Ray Bradbury era um colaborador antigo da Walt Disney quando seu livro Algo Sinistro Vem Por Aí (1962) foi adaptado aos cinemas pelo estúdio. Amigo pessoal do próprio Walt, o celebrado escritor de ficção científica havia ajudado na construção do Epcot, o parque futurista do complexo de entretenimento da marca em Orlando, e participado de exposições ao lado do criador do Mickey.
Diante desse histórico, não deixa de ser curioso que um dos filmes de horror mais sombrios produzidos pela Disney leve o nome do autor de Fahrenheit 451. No Templo das Tentações (Something Wicked This Way Come, 1983) surge na mesma leva de Mistério no Bosque, de John Hough, quando o estúdio decidiu apostar em produções mais sérias voltadas para o público adulto.
Ao contrário do título de 1980, no entanto, a adaptação da obra de Bradbury é violenta e bem mais estranha à marca, conhecida por animações voltadas para crianças. Em uma das cenas, o jovem Will Halloway (Vidal Peterson) tem um vislumbre da própria cabeça ensanguentada em um cesto de palha. Em outra, um dos personagens morre brutalmente ao ser eletrocutado em um carrossel e ter o corpo arrastado por um dos vagões.
No Templo das Tentações é particularmente violento para um filme da Disney. Em uma das cenas, uma criança vê a própria cabeça decepada e ensanguentada em um cesto de palha.
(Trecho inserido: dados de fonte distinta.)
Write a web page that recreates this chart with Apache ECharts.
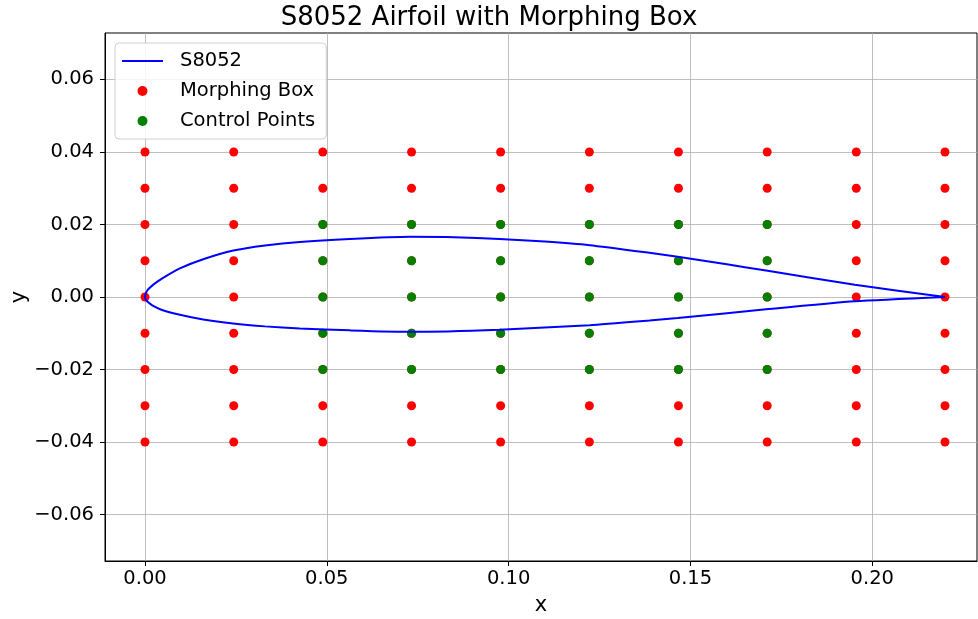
<!DOCTYPE html>
<html lang="en">
<head>
    <meta charset="UTF-8">
    <title>S8052 Airfoil with Morphing Box</title>
    <script type="text/javascript" src="https://cdn.jsdelivr.net/npm/echarts@6/dist/echarts.min.js"></script>
    <style>
        html, body { margin: 0; padding: 0; background: #fff; }
        #ec { width: 978px; height: 619px; }
    </style>
</head>
<body>
<div id="ec"></div>
<script>
    // airfoil outline (upper goes LE -> TE, lower LE -> TE)
    var upperX = [0.0, 0.0002, 0.0008, 0.0018, 0.0035, 0.0060, 0.0096, 0.0160, 0.0243, 0.0330, 0.0426, 0.0563, 0.0728, 0.085, 0.0975, 0.110, 0.1223, 0.1387, 0.1465, 0.160, 0.1708, 0.1952, 0.22];
    var upperY = [0.0, 0.0010, 0.0020, 0.0030, 0.0043, 0.0059, 0.0079, 0.0104, 0.0128, 0.0142, 0.0152, 0.0160, 0.0166, 0.0165, 0.0160, 0.0153, 0.0143, 0.0122, 0.0111, 0.0090, 0.0073, 0.0034, 0.0];
    var lowerX = [0.0, 0.0002, 0.0008, 0.0020, 0.0045, 0.0096, 0.0160, 0.0242, 0.0330, 0.0426, 0.0563, 0.0733, 0.0975, 0.1223, 0.1387, 0.1465, 0.1708, 0.1952, 0.22];
    var lowerY = [0.0, -0.0007, -0.0014, -0.0023, -0.0035, -0.0049, -0.0062, -0.0073, -0.0081, -0.0087, -0.0092, -0.0096, -0.0090, -0.0078, -0.0065, -0.0058, -0.0034, -0.0012, 0.0];

    // morphing box lattice
    var boxX = [0.0, 0.0244, 0.0489, 0.0733, 0.0978, 0.1222, 0.1467, 0.1711, 0.1956, 0.22];
    var boxY = [-0.04, -0.03, -0.02, -0.01, 0.0, 0.01, 0.02, 0.03, 0.04];
    // control points (inner part of the lattice)
    var ctrlX = [0.0489, 0.0733, 0.0978, 0.1222, 0.1467, 0.1711];
    var ctrlY = [-0.02, -0.01, 0.0, 0.01, 0.02];

    var xTicks = [0.0, 0.05, 0.10, 0.15, 0.20];
    var yTicks = [-0.06, -0.04, -0.02, 0.0, 0.02, 0.04, 0.06];

    var airfoil = [];
    for (var i = upperX.length - 1; i >= 0; i--) airfoil.push([upperX[i], upperY[i]]);
    for (var j = 1; j < lowerX.length; j++) airfoil.push([lowerX[j], lowerY[j]]);

    var boxPts = [];
    boxX.forEach(function (x) { boxY.forEach(function (y) { boxPts.push([x, y]); }); });
    var ctrlPts = [];
    ctrlX.forEach(function (x) { ctrlY.forEach(function (y) { ctrlPts.push([x, y]); }); });

    var font = 'DejaVu Sans';
    function fmt(v) {
        var s = Math.abs(v).toFixed(2);
        return v < -1e-9 ? '\u2212' + s : s;
    }
    var gridLine = { show: true, lineStyle: { color: '#b0b0b0', width: 0.8 } };

    var myChart = echarts.init(document.getElementById('ec'), null, { renderer: 'canvas' });
    myChart.setOption({
        animation: false,
        backgroundColor: '#fff',
        title: {
            text: 'S8052 Airfoil with Morphing Box',
            left: 'center',
            top: 5,
            padding: 0,
            textStyle: { fontFamily: font, fontSize: 26, fontWeight: 'normal', color: '#000' }
        },
        grid: {
            left: 105, right: 1, top: 33, bottom: 58,
            outerBoundsMode: 'none',
            containLabel: false,
            show: true, borderColor: '#000', borderWidth: 1
        },
        legend: {
            orient: 'vertical',
            left: 115, top: 43,
            padding: [7, 11, 7, 7],
            itemGap: 8,
            itemWidth: 41,
            itemHeight: 10,
            backgroundColor: 'rgba(255,255,255,0.85)',
            borderColor: '#d0d0d0',
            borderWidth: 1,
            borderRadius: 4,
            textStyle: { fontFamily: font, fontSize: 19.5, color: '#000', lineHeight: 22, padding: [0, 0, 0, 12] },
            data: [
                { name: 'S8052', icon: 'path://M0,0 M0,4 L41,4 L41,6 L0,6 Z M41,10' },
                { name: 'Morphing Box' },
                { name: 'Control Points' }
            ]
        },
        xAxis: {
            type: 'value',
            min: -0.011, max: 0.2288,
            name: 'x', nameLocation: 'middle', nameGap: 34,
            nameTextStyle: { fontFamily: font, fontSize: 21, color: '#000' },
            axisLine: { show: true, onZero: false, lineStyle: { color: '#000', width: 1 } },
            axisTick: { show: true, length: 5, lineStyle: { color: '#000' }, customValues: xTicks },
            axisLabel: { fontFamily: font, fontSize: 19.5, color: '#000', margin: 8, customValues: xTicks, formatter: fmt },
            splitLine: gridLine
        },
        yAxis: {
            type: 'value',
            min: -0.0728, max: 0.0728,
            name: 'y', nameLocation: 'middle', nameGap: 75, nameRotate: 90,
            nameMoveOverlap: false,
            nameTextStyle: { fontFamily: font, fontSize: 21, color: '#000' },
            axisLine: { show: true, onZero: false, lineStyle: { color: '#000', width: 1 } },
            axisTick: { show: true, length: 5, lineStyle: { color: '#000' }, customValues: yTicks },
            axisLabel: { fontFamily: font, fontSize: 19.5, color: '#000', margin: 11, customValues: yTicks, formatter: fmt },
            splitLine: gridLine
        },
        series: [
            {
                name: 'S8052',
                type: 'line',
                data: airfoil,
                symbol: 'none',
                smooth: 0.2,
                z: 5,
                lineStyle: { color: '#0000ff', width: 2 },
                itemStyle: { color: '#0000ff' }
            },
            {
                name: 'Morphing Box',
                type: 'scatter',
                data: boxPts,
                symbolSize: 9,
                z: 2,
                itemStyle: { color: '#ff0000', opacity: 1 }
            },
            {
                name: 'Control Points',
                type: 'scatter',
                data: ctrlPts,
                symbolSize: 9,
                z: 3,
                itemStyle: { color: '#008000', opacity: 1 }
            }
        ]
    });
</script>
</body>
</html>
A trama acompanha uma cidade do interior americano que recebe a visita de uma comitiva circense fora de época. O trem chega no meio da noite, sem maquinista ou passageiros. Logo no primeiro dia do circo, moradores da região desaparecem. O mistério envolve o proprietário da atração, Senhor Dark (Jonatham Pryce).
A história é contada do ponto de vista de duas crianças, Will e Jim Nightshade (Shawn Carson), que percebem que a trupe aprisiona almas em troca de desejos. Pessoas que anseiam por dinheiro, mulheres e fama são cortejadas por Dark e sua ajudante, vivida pela bela Pam Grier, musa do cinema blaxploitation na década de 1970.
Dirigido por Jack Clayton (Os Inocentes, 1961), No Templo das Tentações se tornou uma aposta ruim nas bilheterias. Os críticos e o próprio Bradbury não consideraram a obra de baixa qualidade, apesar de não a defenderem como um marco no gênero de horror.
Como no caso de Mistério no Bosque, acho que o filme de Clayton merece atenção pela escolha inusitada do estúdio. Levaria dez anos para que os executivos da Disney apostassem novamente no gênero de horror, em Abracadabra (1993). Mesmo assim, nenhuma produção posterior da casa do Pato Donald traria uma ambientação com clima de assombração tão sério quanto nesse início dos anos oitenta.
De fato, No Templo das Tentações não é exatamente um título memorável, mas há tomadas belíssimas e bucólicas do interior dos Estados Unidos e atuações competentes.O desempenho do oscarizado Jason Robards, como o pai tardio de uma das crianças, é brilhante. Seus dilemas sobre juventude dão densidade emocional e engrandecem a trama.
Em 2014, a Disney anunciou uma refilmagem escrita por Seth Grahame-Smith. O autor do bobo best seller Orgulho, Preconceito e Zumbis chegou a dar entrevistas sobre a produção, em que afirmou que o ponto de partida da nova versão seria a obra de Bradbury, que é bem mais sombria que a adaptação de 1982. Seria o retorno do estúdio ao horror?